Figure 3: Galera ensures seamless high availability at the MySQL layer, but it takes a load balancer to make the program easy to use for most applications.

The first problem with high-availability setups is usually highly available data storage. Classic setups resort to tools like DRBD; however, they suffer from limitations. Most programs of this kind do not offer particularly good horizontal scaling and do not go beyond two nodes. Galera has built-in redundant data storage and ensures that data to be stored is always written across multiple nodes to the local MySQL instances before it declares a write to be complete. This means that each always exists several times; if one node fails, the same data is still available elsewhere.

The second typical HA problem is the question of access to the software. Classic MySQL replication uses a master/slave system in which writes only occur on the respective master server. Galera is different: Each MySQL instance that is part of a Galera cluster is a full MySQL server that can handle both reading and writing data.

Depending on the client software, this solution only has one inherent disadvantage: Most clients only let you specify a single host when you choose a database. The Galera Load Balancer provides a remedy for this by accepting all available Galera servers as a back end and forwarding connections from the outside to one working MySQL server.
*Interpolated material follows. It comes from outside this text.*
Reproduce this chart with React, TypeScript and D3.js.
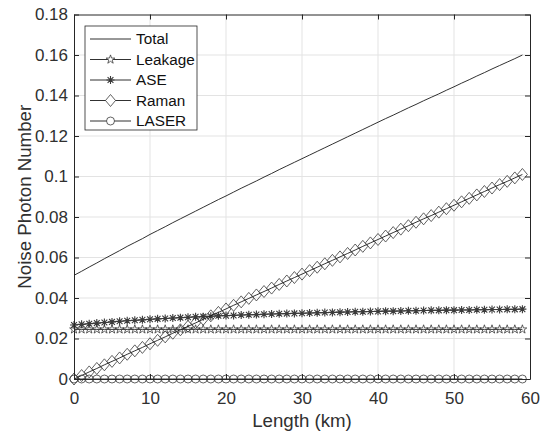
import React, { useRef, useEffect } from "react";
import * as d3 from "d3";

// fibre length (km)
const lengthKm = [
  0, 1, 2, 3, 4, 5, 6, 7, 8, 9, 10, 11, 12, 13, 14, 15, 16, 17, 18, 19,
  20, 21, 22, 23, 24, 25, 26, 27, 28, 29, 30, 31, 32, 33, 34, 35, 36, 37, 38, 39,
  40, 41, 42, 43, 44, 45, 46, 47, 48, 49, 50, 51, 52, 53, 54, 55, 56, 57, 58, 59,
];

const total = [
  0.0512, 0.0532, 0.0553, 0.0573, 0.0594, 0.0614, 0.0634, 0.0655, 0.0674, 0.0693,
  0.0714, 0.0733, 0.0752, 0.0772, 0.0791, 0.081, 0.0829, 0.0848, 0.0867, 0.0886,
  0.0904, 0.0923, 0.0942, 0.096, 0.0978, 0.0997, 0.1015, 0.1034, 0.1052, 0.107,
  0.1088, 0.1106, 0.1124, 0.1142, 0.116, 0.1178, 0.1196, 0.1214, 0.1232, 0.125,
  0.1268, 0.1286, 0.1303, 0.1321, 0.1339, 0.1356, 0.1374, 0.1391, 0.1408, 0.1426,
  0.1443, 0.1461, 0.1478, 0.1496, 0.1513, 0.1531, 0.1548, 0.1565, 0.1582, 0.16,
];

const leakage = [
  0.0245, 0.0245, 0.0245, 0.0245, 0.0245, 0.0245, 0.0245, 0.0245, 0.0245, 0.0245,
  0.0245, 0.0245, 0.0245, 0.0245, 0.0245, 0.0245, 0.0245, 0.0245, 0.0245, 0.0245,
  0.0245, 0.0245, 0.0245, 0.0245, 0.0245, 0.0245, 0.0245, 0.0245, 0.0245, 0.0245,
  0.0245, 0.0245, 0.0245, 0.0245, 0.0245, 0.0245, 0.0245, 0.0245, 0.0245, 0.0245,
  0.0245, 0.0245, 0.0245, 0.0245, 0.0245, 0.0245, 0.0245, 0.0245, 0.0245, 0.0245,
  0.0245, 0.0245, 0.0245, 0.0245, 0.0245, 0.0245, 0.0245, 0.0245, 0.0245, 0.0245,
];

const ase = [
  0.0267, 0.027, 0.0273, 0.0276, 0.0279, 0.0282, 0.0285, 0.0288, 0.029, 0.0292,
  0.0295, 0.0297, 0.0299, 0.0301, 0.0303, 0.0305, 0.0307, 0.0308, 0.031, 0.0312,
  0.0313, 0.0314, 0.0316, 0.0317, 0.0318, 0.032, 0.0321, 0.0322, 0.0323, 0.0324,
  0.0325, 0.0326, 0.0327, 0.0328, 0.0329, 0.033, 0.0331, 0.0332, 0.0332, 0.0333,
  0.0334, 0.0335, 0.0335, 0.0336, 0.0337, 0.0337, 0.0338, 0.0339, 0.0339, 0.034,
  0.034, 0.0341, 0.0341, 0.0342, 0.0342, 0.0343, 0.0343, 0.0344, 0.0344, 0.0345,
];

const raman = [
  0, 0.0017, 0.0035, 0.0052, 0.007, 0.0087, 0.0104, 0.0122, 0.0139, 0.0156,
  0.0174, 0.0191, 0.0208, 0.0226, 0.0243, 0.026, 0.0277, 0.0295, 0.0312, 0.0329,
  0.0346, 0.0364, 0.0381, 0.0398, 0.0415, 0.0432, 0.0449, 0.0467, 0.0484, 0.0501,
  0.0518, 0.0535, 0.0552, 0.0569, 0.0586, 0.0603, 0.062, 0.0637, 0.0655, 0.0672,
  0.0689, 0.0706, 0.0723, 0.074, 0.0757, 0.0774, 0.0791, 0.0807, 0.0824, 0.0841,
  0.0858, 0.0875, 0.0892, 0.0909, 0.0926, 0.0943, 0.096, 0.0976, 0.0993, 0.101,
];

const laser = [
  0, 0, 0, 0, 0, 0, 0, 0, 0, 0, 0, 0, 0, 0, 0, 0, 0, 0, 0, 0,
  0, 0, 0, 0, 0, 0, 0, 0, 0, 0, 0, 0, 0, 0, 0, 0, 0, 0, 0, 0,
  0, 0, 0, 0, 0, 0, 0, 0, 0, 0, 0, 0, 0, 0, 0, 0, 0, 0, 0, 0,
];

const seriesNames = ["Total", "Leakage", "ASE", "Raman", "LASER"];
const seriesMarkers = ["none", "pentagram", "asterisk", "diamond", "circle"];
const seriesValues = [total, leakage, ase, raman, laser];

const xTicks = [0, 10, 20, 30, 40, 50, 60];
const yTicks = [0, 0.02, 0.04, 0.06, 0.08, 0.1, 0.12, 0.14, 0.16, 0.18];
const yTickLabels = ["0", "0.02", "0.04", "0.06", "0.08", "0.1", "0.12", "0.14", "0.16", "0.18"];

const width = 545;
const height = 435;
const margin = { top: 14.5, right: 15, bottom: 56, left: 74 };
const font = "'Liberation Sans', Arial, Helvetica, sans-serif";
const axisColor = "#262626";
const textColor = "#303030";

// marker shapes, centred on 0,0
function markerPath(kind) {
  if (kind === "circle") {
    const r = 4;
    return `M${-r},0A${r},${r} 0 1,0 ${r},0A${r},${r} 0 1,0 ${-r},0Z`;
  }
  if (kind === "diamond") {
    return "M0,-6L5,0L0,6L-5,0Z";
  }
  if (kind === "asterisk") {
    return "M-4,0H4M0,-4V4M-2.9,-2.9L2.9,2.9M-2.9,2.9L2.9,-2.9";
  }
  if (kind === "pentagram") {
    const pts = [];
    for (let i = 0; i < 10; i++) {
      const r = i % 2 === 0 ? 4.6 : 1.8;
      const a = -Math.PI / 2 + (i * Math.PI) / 5;
      pts.push([r * Math.cos(a), r * Math.sin(a)]);
    }
    return "M" + pts.map((p) => p[0].toFixed(2) + "," + p[1].toFixed(2)).join("L") + "Z";
  }
  return "";
}

export default function App() {
  const svgRef = useRef(null);

  useEffect(() => {
    const svg = d3.select(svgRef.current);
    svg.selectAll("*").remove();

    const x0 = margin.left;
    const x1 = width - margin.right;
    const y0 = height - margin.bottom;
    const y1 = margin.top;

    const xScale = d3.scaleLinear().domain([0, 60]).range([x0, x1]);
    const yScale = d3.scaleLinear().domain([0, 0.18]).range([y0, y1]);

    // background
    svg.append("rect").attr("width", width).attr("height", height).attr("fill", "#fff");

    // grid
    const grid = svg.append("g").attr("stroke", "#e3e3e3").attr("stroke-width", 1);
    grid
      .selectAll(".gx")
      .data(xTicks.slice(1, -1))
      .join("line")
      .attr("x1", (d) => xScale(d))
      .attr("x2", (d) => xScale(d))
      .attr("y1", y1)
      .attr("y2", y0);
    grid
      .selectAll(".gy")
      .data(yTicks.slice(1, -1))
      .join("line")
      .attr("x1", x0)
      .attr("x2", x1)
      .attr("y1", (d) => yScale(d))
      .attr("y2", (d) => yScale(d));

    // lines + markers
    const lineGenerator = d3
      .line()
      .x((d, i) => xScale(lengthKm[i]))
      .y((d) => yScale(d));

    seriesValues.forEach((values, s) => {
      const g = svg.append("g");
      g.append("path")
        .datum(values)
        .attr("fill", "none")
        .attr("stroke", "#1a1a1a")
        .attr("stroke-width", 0.9)
        .attr("d", lineGenerator);
      if (seriesMarkers[s] !== "none") {
        g.selectAll(".marker")
          .data(values)
          .join("path")
          .attr("class", "marker")
          .attr("transform", (d, i) => `translate(${xScale(lengthKm[i])},${yScale(d)})`)
          .attr("d", markerPath(seriesMarkers[s]))
          .attr("fill", "none")
          .attr("stroke", "#3a3a3a")
          .attr("stroke-width", seriesMarkers[s] === "asterisk" ? 1.1 : 0.8);
      }
    });

    // axes (ticks inward on all four sides)
    const bottom = svg
      .append("g")
      .attr("transform", `translate(0,${y0})`)
      .call(d3.axisBottom(xScale).tickValues(xTicks).tickSizeInner(-5).tickSizeOuter(0).tickPadding(13));
    const top = svg
      .append("g")
      .attr("transform", `translate(0,${y1})`)
      .call(d3.axisTop(xScale).tickValues(xTicks).tickSizeInner(-5).tickSizeOuter(0).tickFormat(() => ""));
    const left = svg
      .append("g")
      .attr("transform", `translate(${x0},0)`)
      .call(
        d3
          .axisLeft(yScale)
          .tickValues(yTicks)
          .tickSizeInner(-5)
          .tickSizeOuter(0)
          .tickPadding(6)
          .tickFormat((d, i) => yTickLabels[i])
      );
    const right = svg
      .append("g")
      .attr("transform", `translate(${x1},0)`)
      .call(d3.axisRight(yScale).tickValues(yTicks).tickSizeInner(-5).tickSizeOuter(0).tickFormat(() => ""));

    [bottom, top, left, right].forEach((a) => {
      a.select(".domain").attr("stroke", axisColor).attr("stroke-width", 1);
      a.selectAll(".tick line").attr("stroke", axisColor).attr("stroke-width", 1);
      a.selectAll(".tick text")
        .attr("fill", textColor)
        .attr("font-family", font)
        .attr("font-size", 17);
    });

    // axis titles
    svg
      .append("text")
      .attr("x", (x0 + x1) / 2)
      .attr("y", 427)
      .attr("text-anchor", "middle")
      .attr("font-family", font)
      .attr("font-size", 18.7)
      .attr("fill", textColor)
      .text("Length (km)");
    svg
      .append("text")
      .attr("transform", `translate(31,${(y0 + y1) / 2}) rotate(-90)`)
      .attr("text-anchor", "middle")
      .attr("font-family", font)
      .attr("font-size", 18.7)
      .attr("fill", textColor)
      .text("Noise Photon Number");

    // legend
    const legend = svg.append("g").attr("transform", "translate(85,26)");
    legend
      .append("rect")
      .attr("width", 112)
      .attr("height", 104)
      .attr("fill", "#fff")
      .attr("stroke", axisColor)
      .attr("stroke-width", 0.8);
    const rows = legend
      .selectAll(".row")
      .data(seriesNames)
      .join("g")
      .attr("class", "row")
      .attr("transform", (d, i) => `translate(0,${13 + i * 20.5})`);
    rows
      .append("line")
      .attr("x1", 5)
      .attr("x2", 46)
      .attr("stroke", "#1a1a1a")
      .attr("stroke-width", 0.9);
    rows
      .append("path")
      .attr("transform", "translate(25.5,0)")
      .attr("d", (d, i) => markerPath(seriesMarkers[i]))
      .attr("fill", "#fff")
      .attr("stroke", "#3a3a3a")
      .attr("stroke-width", (d, i) => (seriesMarkers[i] === "asterisk" ? 1.1 : 0.8));
    rows
      .append("text")
      .attr("x", 51)
      .attr("dy", "0.35em")
      .attr("font-family", font)
      .attr("font-size", 15.3)
      .attr("fill", "#111")
      .text((d) => d);
  }, []);

  return (
    <svg
      ref={svgRef}
      width={width}
      height={height}
      style={{ position: "absolute", left: 0, top: 0, display: "block" }}
    />
  );
}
The same problem affects the Galera load balancer as previously mentioned in the HAProxy section: The glbd daemon can be difficult to make highly available without Pacemaker. However, a Pacemaker setup that only runs one IP for the service and the glbd itself is comparatively easy to maintain and uncomplicated. Compared with MySQL replication with a combination of Corosync and Pacemaker, Galera is certainly more elegant and better designed, and it scales seamlessly, especially in the horizontal direction, which is fairly difficult with typical MySQL replication. (See the "Special Case: Ceph" box for another alternative.)

Special Case: Ceph

On the fringe of HA solutions is Ceph [3]. Ceph is not unknown in the IT community. I include it here primarily because Ceph has taken a completely new approach in terms of high availability, and Ceph inventor Sage Weil is unceasing in his drive to put this message across. Unlike virtually any other application, Ceph is in fact designed not for client/server communication but for a configuration that takes place between a client and a cluster. A Ceph cluster offers more than one point of contact to the clients; each monitoring server is authorized to provide information to the client (Figure 4).

Figure 4: Ceph is not a candidate in this article, but of all the programs I looked at, it is the most sensible option.

Because the part of Ceph that stores data is designed to be decentralized, the client talks to many individual object storage devices (OSDs). All told, the extremely decentralized Ceph concept ensures that additional software such as load balancers is not necessary. One thing is clear: The solution built into Ceph is highly specific in terms of Ceph; the authors of other software, however, would do well to look at the concept behind the object storage solution in more detail. Some simple abstraction could help to provide high availability seamlessly for many other services without a HA cluster manager.

Conclusions

If you prefer not to use Pacemaker, you have several options for working around the unloved cluster manager. For new protocols, finding an alternative is usually not a problem. (Galera is an excellent example.)

Things get complicated when you need to make a typical legacy protocol highly available. Although load balancers provide good service, the load balancer itself is a single point of failure that typically gives Pacemaker a way to creep back into the setup. However, Pacemaker setups for failing over a load balancer are not very complex – much less so than setups that rely exclusively on Pacemaker.

Pacemaker is definitely not dead: In fact, it will be necessary for quite a while, especially for legacy components. However, the solutions featured in this article, with Galera and Ceph first and foremost, clearly show that the IT world is headed elsewhere.